What is asked: Everything from the first line of the data through the line with "plt.rcParams['font.family'] = ['Lato', 'DejaVu" is to be echoed exactly, minus the pictures.

────────────────────

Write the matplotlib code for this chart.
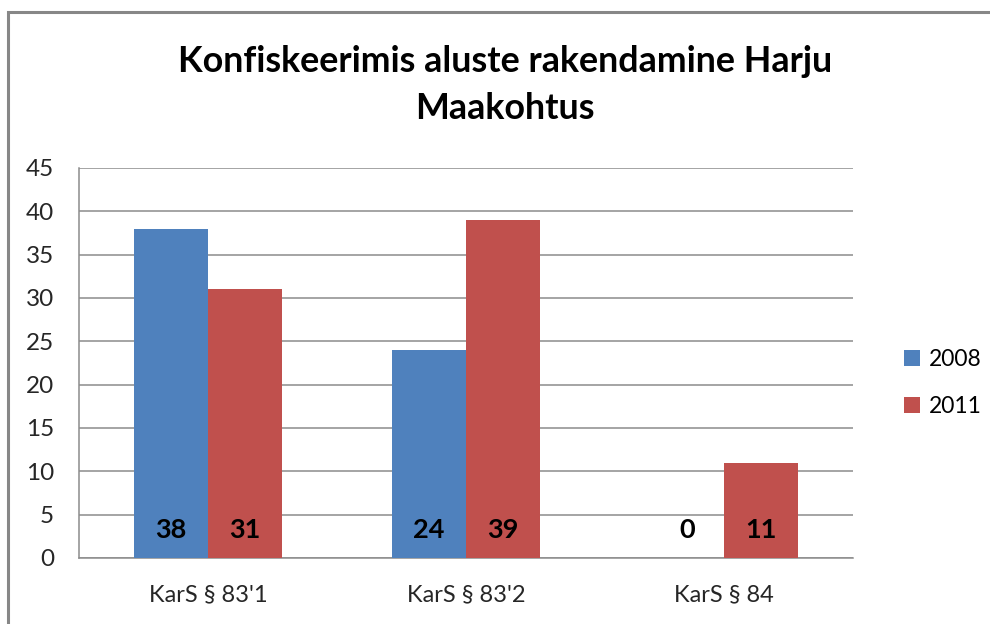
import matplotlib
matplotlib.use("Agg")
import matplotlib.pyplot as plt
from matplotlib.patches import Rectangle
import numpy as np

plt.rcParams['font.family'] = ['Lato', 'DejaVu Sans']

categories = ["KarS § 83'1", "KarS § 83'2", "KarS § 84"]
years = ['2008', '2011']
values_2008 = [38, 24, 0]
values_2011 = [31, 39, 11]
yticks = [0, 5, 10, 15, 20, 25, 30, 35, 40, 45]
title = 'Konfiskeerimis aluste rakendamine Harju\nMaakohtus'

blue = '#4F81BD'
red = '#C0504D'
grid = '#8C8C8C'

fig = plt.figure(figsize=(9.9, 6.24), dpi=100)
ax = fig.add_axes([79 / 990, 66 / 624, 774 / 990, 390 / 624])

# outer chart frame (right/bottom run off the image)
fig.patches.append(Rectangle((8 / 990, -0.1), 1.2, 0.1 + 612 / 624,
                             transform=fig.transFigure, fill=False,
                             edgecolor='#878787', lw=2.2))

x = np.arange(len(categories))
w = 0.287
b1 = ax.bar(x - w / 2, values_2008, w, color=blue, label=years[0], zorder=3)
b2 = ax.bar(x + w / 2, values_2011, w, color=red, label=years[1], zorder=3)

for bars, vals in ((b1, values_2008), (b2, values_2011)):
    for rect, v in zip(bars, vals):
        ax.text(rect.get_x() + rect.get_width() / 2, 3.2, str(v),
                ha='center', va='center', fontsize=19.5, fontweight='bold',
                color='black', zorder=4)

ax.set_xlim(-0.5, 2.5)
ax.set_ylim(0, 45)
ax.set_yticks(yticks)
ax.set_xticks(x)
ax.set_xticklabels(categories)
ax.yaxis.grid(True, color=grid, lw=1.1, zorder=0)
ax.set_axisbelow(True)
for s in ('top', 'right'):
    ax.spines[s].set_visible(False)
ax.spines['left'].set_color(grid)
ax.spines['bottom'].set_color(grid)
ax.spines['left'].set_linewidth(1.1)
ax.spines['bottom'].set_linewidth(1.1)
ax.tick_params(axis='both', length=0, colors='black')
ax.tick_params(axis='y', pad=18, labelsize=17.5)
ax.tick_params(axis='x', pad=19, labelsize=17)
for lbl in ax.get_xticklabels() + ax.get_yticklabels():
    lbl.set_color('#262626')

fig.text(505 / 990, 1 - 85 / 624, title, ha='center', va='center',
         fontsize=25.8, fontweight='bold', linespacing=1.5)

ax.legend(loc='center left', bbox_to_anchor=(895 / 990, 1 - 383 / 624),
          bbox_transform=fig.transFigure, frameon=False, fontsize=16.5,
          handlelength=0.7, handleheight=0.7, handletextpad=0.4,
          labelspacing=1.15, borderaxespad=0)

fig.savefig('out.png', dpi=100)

────────────────────

Response to this exercise:
Write the matplotlib code for this chart.
import matplotlib
matplotlib.use("Agg")
import matplotlib.pyplot as plt
from matplotlib.patches import Rectangle
import numpy as np

plt.rcParams['font.family'] = ['Lato', 'DejaVu Sans']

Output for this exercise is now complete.